Read our full, actionable report on Columbia Financial here, it’s free for active Edge members.
Walker & Dunlop (NYSE: WD)
Originating as a small mortgage banking firm during the Great Depression in 1937, Walker & Dunlop (NYSE: WD) provides commercial real estate financing, property sales, appraisal, and investment management services with a focus on multifamily properties.
Walker & Dunlop reported revenues of $337.7 million, up 15.5% year on year. This print topped analysts’ expectations by 3.5%. Zooming out, it was a slower quarter as it logged a significant miss of analysts’ net interest income estimates and a narrow beat of analysts’ EPS estimates.
The stock is down 17.9% since reporting and currently trades at $65.62.

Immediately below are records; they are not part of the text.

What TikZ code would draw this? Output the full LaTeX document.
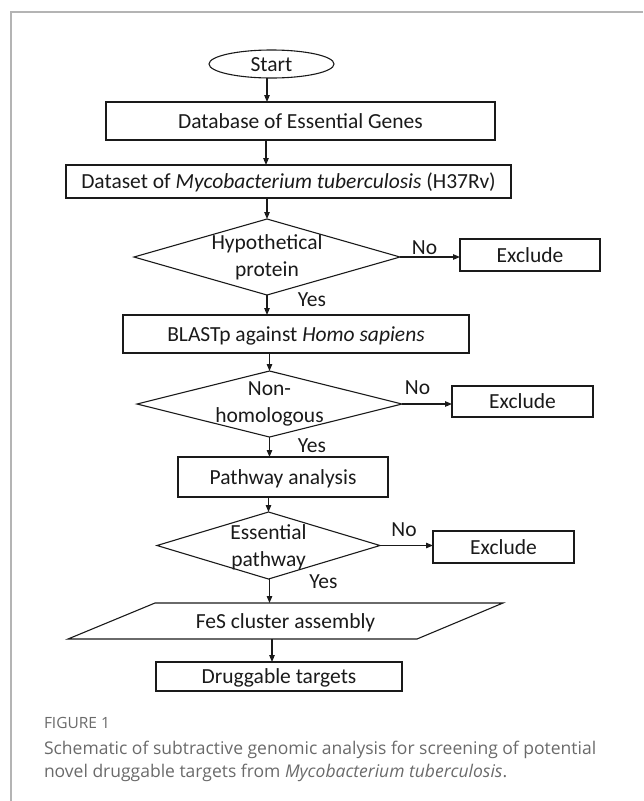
\documentclass[tikz,border=0pt]{standalone}
\usepackage{fontspec}
\setmainfont{Carlito}
\newfontfamily\capfont{Open Sans}
\usetikzlibrary{shapes.geometric,arrows.meta}
\definecolor{ink}{HTML}{1A1A1A}
\definecolor{capgray}{HTML}{6A6A6A}
\definecolor{framegray}{HTML}{B4B4B4}
\begin{document}
\begin{tikzpicture}[x=1pt,y=-1pt,
  every node/.style={font=\fontsize{21.5}{27}\selectfont, text=ink, inner sep=0pt, outer sep=0pt},
  one/.style={text height=14pt, text depth=0pt},
  boxnode/.style={draw=ink, line width=1.1pt, rectangle, one},
  decnode/.style={draw=ink, line width=1.1pt, diamond},
  arr/.style={draw=ink, line width=1.1pt, -{Triangle[length=7pt,width=5.5pt]}},
  lnk/.style={draw=ink, line width=1.1pt}
]
\useasboundingbox (0,0) rectangle (643,801);
% frame
\draw[framegray, line width=1.2pt] (11,801) -- (11,12) -- (643,12);

% nodes
\node[draw=ink, line width=1.1pt, ellipse, one, minimum width=125pt, minimum height=28pt] (start) at (271.5,64) {Start};
\node[boxnode, minimum width=389pt, minimum height=38pt] (box1) at (300.5,121) {Database of Essential Genes};
\node[boxnode, minimum width=445pt, minimum height=33pt] (box2) at (288.5,181.5) {Dataset of \textit{Mycobacterium tuberculosis} (H37Rv)};

\node[decnode, minimum width=266pt, minimum height=76pt] (d1) at (267,257) {};
\node[align=center] (d1t) at (267,257.5) {Hypothetical\\protein};
\node[boxnode, minimum width=140pt, minimum height=32pt] (e1) at (530,255) {Exclude};
\node[one] (no1) at (424.5,247) {No};
\node[one] (yes1) at (312,299) {Yes};

\node[boxnode, minimum width=346pt, minimum height=38pt] (blast) at (296,334) {BLASTp against \textit{Homo sapiens}};

\node[decnode, minimum width=265pt, minimum height=66pt] (d2) at (269.5,404) {};
\node[align=center] (d2t) at (269.5,404) {Non-\\homologous};
\node[boxnode, minimum width=141pt, minimum height=31pt] (e2) at (522.5,401.5) {Exclude};
\node[one] (no2) at (417.5,387) {No};
\node[one] (yes2) at (312,445) {Yes};

\node[boxnode, minimum width=210pt, minimum height=40pt] (path) at (283,477) {Pathway analysis};

\node[decnode, minimum width=223pt, minimum height=67pt] (d3) at (268.5,545.5) {};
\node[align=center] (d3t) at (268.5,547) {Essential\\pathway};
\node[boxnode, minimum width=141pt, minimum height=32pt] (e3) at (503.5,547) {Exclude};
\node[one] (no3) at (404,529) {No};
\node[one] (yes3) at (323.5,581) {Yes};

\draw[lnk] (155,603) -- (503,603) -- (417,639) -- (68,639) -- cycle;
\node[one, minimum width=260pt, minimum height=36pt] (fes) at (285.5,621) {FeS cluster assembly};

\node[boxnode, minimum width=246pt, minimum height=29pt] (drug) at (279,676.5) {Druggable targets};

% connectors
\draw[arr] (start.south -| d1.north) -- (box1.north -| d1.north);
\draw[arr] ([xshift=-1pt]box1.south -| d1.north) -- ([xshift=-1pt]box2.north -| d1.north);
\draw[arr] (box2.south -| d1.north) -- (d1.north);
\draw[arr] (d1.south) -- (blast.north -| d1.south);
\draw[arr] (blast.south -| d2.north) -- (d2.north);
\draw[arr] (d2.south) -- (path.north -| d2.south);
\draw[arr] (path.south -| d3.north) -- (d3.north);
\draw[arr] ([xshift=1pt]d3.south) -- ([xshift=1pt]fes.north -| d3.south);
\draw[arr] ([xshift=-7pt]drug.north |- fes.south) -- ([xshift=-7pt]drug.north);
\draw[arr] (d1.east) -- (d1.east -| e1.west);
\draw[arr] (d2.east) -- (d2.east -| e2.west);
\draw[arr] (d3.east) -- (d3.east -| e3.west);

% caption
\node[anchor=west, font=\capfont\fontsize{15.5}{18}\selectfont, text=capgray] (fig) at (44,723) {FIGURE 1};
\node[anchor=west, align=left, font=\capfont\fontsize{17.5}{23}\selectfont, text=capgray] (cap) at (44,761)
  {Schematic of subtractive genomic analysis for screening of potential\\novel druggable targets from \textit{Mycobacterium tuberculosis}.};
\end{tikzpicture}
\end{document}
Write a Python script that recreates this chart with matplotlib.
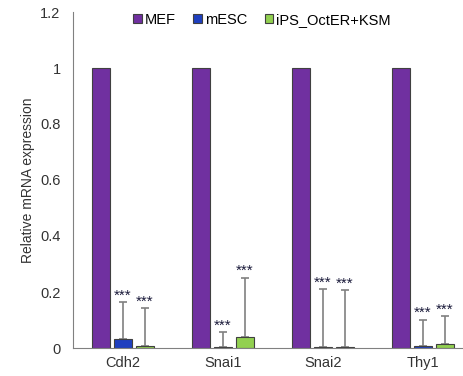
import matplotlib.pyplot as plt
import numpy as np

plt.rcParams['font.family'] = ['Liberation Sans', 'DejaVu Sans']

genes = ['Cdh2', 'Snai1', 'Snai2', 'Thy1']
series = ['MEF', 'mESC', 'iPS_OctER+KSM']
mef = [1.0, 1.0, 1.0, 1.0]
mesc = [0.032, 0.005, 0.004, 0.008]
ips = [0.007, 0.039, 0.002, 0.013]
mesc_err = [0.133, 0.051, 0.206, 0.093]
ips_err = [0.135, 0.212, 0.204, 0.101]
colors = ['#7030A0', '#1F3FBF', '#92D050']

fig = plt.figure(figsize=(4.63, 3.76), dpi=100)
ax = fig.add_axes([73 / 463, 1 - 348 / 376, 400 / 463, 336 / 376])

x = np.arange(len(genes))
w = 0.18
off = 0.22
vals = [mef, mesc, ips]
errs = [None, mesc_err, ips_err]
for k in range(3):
    pos = x + (k - 1) * off
    ax.bar(pos, vals[k], width=w, color=colors[k], edgecolor='#404040', linewidth=0.8,
           label=series[k], zorder=2)
    if errs[k] is not None:
        ax.errorbar(pos, vals[k], yerr=[np.zeros(4), errs[k]], fmt='none', ecolor='#808080',
                    elinewidth=1.2, capsize=3, capthick=1.2, zorder=1)
        for p, v, e in zip(pos, vals[k], errs[k]):
            ax.text(p, v + e - 0.002, '***', ha='center', va='bottom', fontsize=11,
                    color='#1a1a3a')

ax.set_xlim(-0.5, 3.5)
ax.set_ylim(0, 1.2)
ax.set_yticks([0, 0.2, 0.4, 0.6, 0.8, 1, 1.2])
ax.set_yticklabels(['0', '0.2', '0.4', '0.6', '0.8', '1', '1.2'])
ax.set_xticks(x)
ax.set_xticklabels(genes)
ax.tick_params(axis='both', length=0, labelsize=10.5, colors='#333333')
ax.tick_params(axis='y', pad=9)
ax.tick_params(axis='x', pad=6)
for s in ['top', 'right']:
    ax.spines[s].set_visible(False)
for s in ['left', 'bottom']:
    ax.spines[s].set_color('#808080')
ax.set_ylabel('Relative mRNA expression', fontsize=10, color='#333333', labelpad=4)

leg = fig.legend(loc='center', bbox_to_anchor=(262 / 463, 1 - 20 / 376), ncol=3, frameon=False,
                 fontsize=10.5, handlelength=0.6, handleheight=0.6, handletextpad=0.2,
                 columnspacing=1.2)

fig.savefig('out.png', dpi=100)
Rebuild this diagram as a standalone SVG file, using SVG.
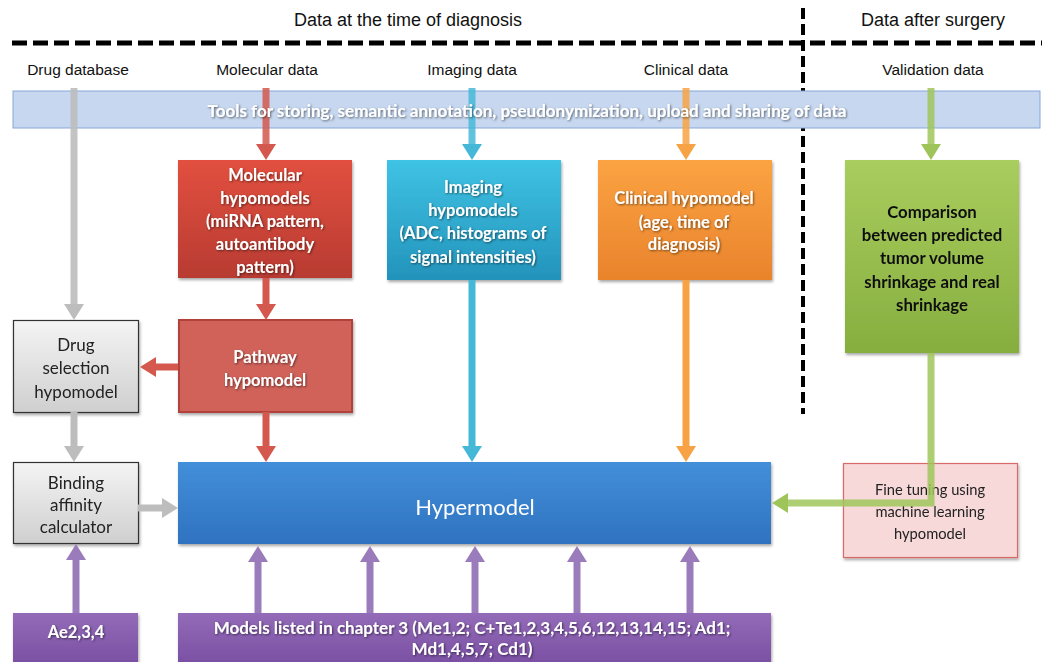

Read our full, actionable report on Walker & Dunlop here, it’s free for active Edge members.
Market Update
The Fed’s interest rate hikes throughout 2022 and 2023 have successfully cooled post-pandemic inflation, bringing it closer to the 2% target. Inflationary pressures have eased without tipping the economy into a recession, suggesting a soft landing. This stability, paired with recent rate cuts (0.5% in September 2024 and 0.25% in November 2024), fueled a strong year for the stock market in 2024. The markets surged further after Donald Trump’s presidential victory in November, with major indices reaching record highs in the days following the election. Still, questions remain about the direction of economic policy, as potential tariffs and corporate tax changes add uncertainty for 2025.